Caracas has responded by systematically dismantling economic cooperation, notably suspending a lucrative cross-border natural gas agreement following a controversial visit by a US warship to Trinidadian waters. Consequently, the oil spill acts as a highly effective lever for international legal and political pressure.
By demanding immediate transparency and invoking international liability protocols, Venezuela shifts from a position of geopolitical isolation to one of legitimate ecological grievance. It forces Trinidad and Tobago to either defend its domestic environmental safety record before international bodies or enter direct, high-stakes bilateral negotiations where Caracas can demand financial reparations.
Bilateral Protocol Deficits and Structural Realities
The persistence of these disputes reveals the systemic failure of existing regional frameworks. While both nations are technically bound by international maritime and environmental conventions, operational realities consistently undermine compliance.

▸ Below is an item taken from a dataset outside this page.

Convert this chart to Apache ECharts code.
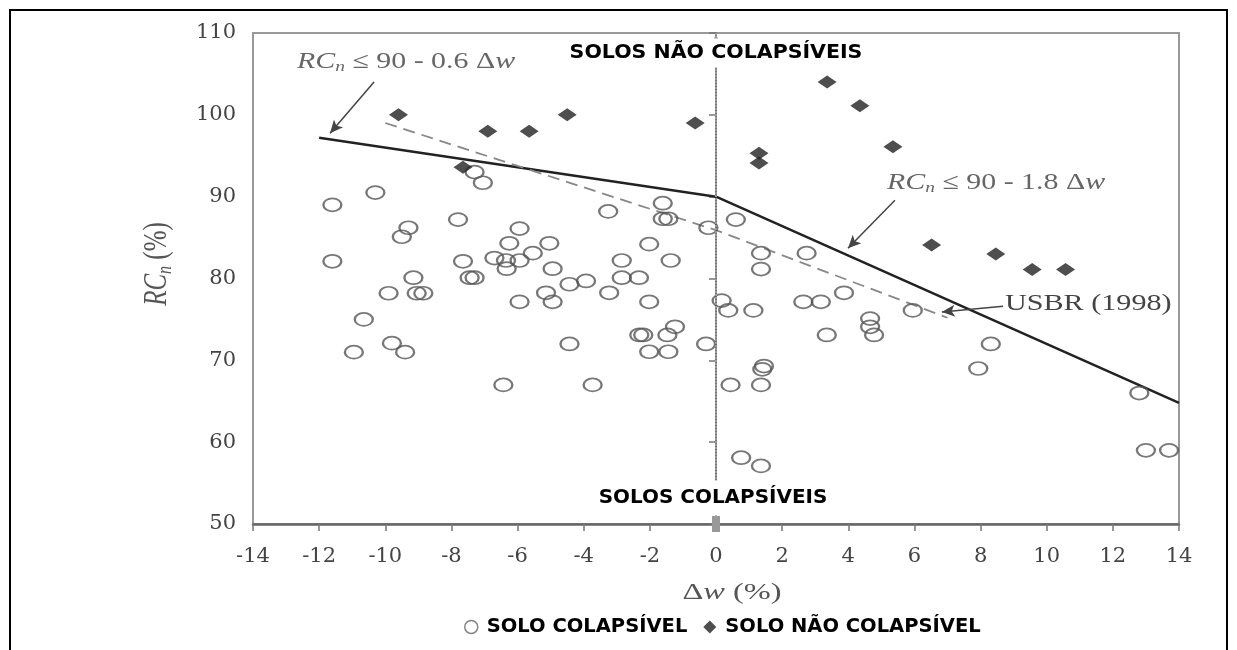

The core breakdown occurs within the early notification mechanism. International environmental law dictates that a sovereign state must immediately inform adjacent territories upon detecting any industrial accident capable of producing cross-border damage. Trinidad’s deployment of Air Guard drones and Coast Guard vessels after public accusations from Venezuela points to an insular containment strategy rather than a transparent, cooperative response.
Furthermore, executing state-level compensation claims for oil spills involves significant legal roadblocks:
- Attribution of Origin: Proving that a specific slick originated from a Trinidadian state-owned Heritage Petroleum facility—rather than an illegal bilge discharge from an unrelated international vessel in the high-traffic Caribbean shipping lanes—requires unassailable chemical fingerprinting of hydrocarbon samples.
- Quantification of Damages: Establishing a clear dollar value on long-term ecological degradation in the Orinoco Delta is notoriously difficult, as baseline environmental data for the region is fragmented and highly politicized.
- Jurisdictional Hurdles: International courts require lengthy arbitration processes, and neither state possesses an enforcement mechanism capable of compelling the other to pay damages without disrupting wider regional stability.
Optimal Strategic Realignments
Resolving the repetitive cycle of environmental crises and subsequent diplomatic standoffs requires decoupling the ecological management of the Gulf of Paria from the fluctuating political alignment of both governments. A functional strategy must replace reactive rhetoric with institutionalized, automated systems.
The establishment of a Joint Maritime Environmental Task Force is the only viable path to mitigate future containment failures. This body must be granted independent authority to operate joint satellite monitoring platforms, eliminating disputes over the existence and trajectory of transboundary slicks. Furthermore, both nations must pre-approve standardized chemical markers for all offshore production fields. This technical implementation ensures that if a leak occurs, hydrocarbon fingerprinting can instantly verify the source asset, removing attribution debates from the political arena.
On the legal front, a structured escrow mitigation fund—financed by mandatory tariffs on cross-border energy companies operating in the region—should be formed. This fund would bypass slow international legal channels, providing immediate financial relief to affected artisanal fishing communities based on objective, third-party damage assessments. Failing to transition to this data-driven, apolitical framework guarantees that the Gulf of Paria will remain an environmental hazard zone weaponized for diplomatic leverage.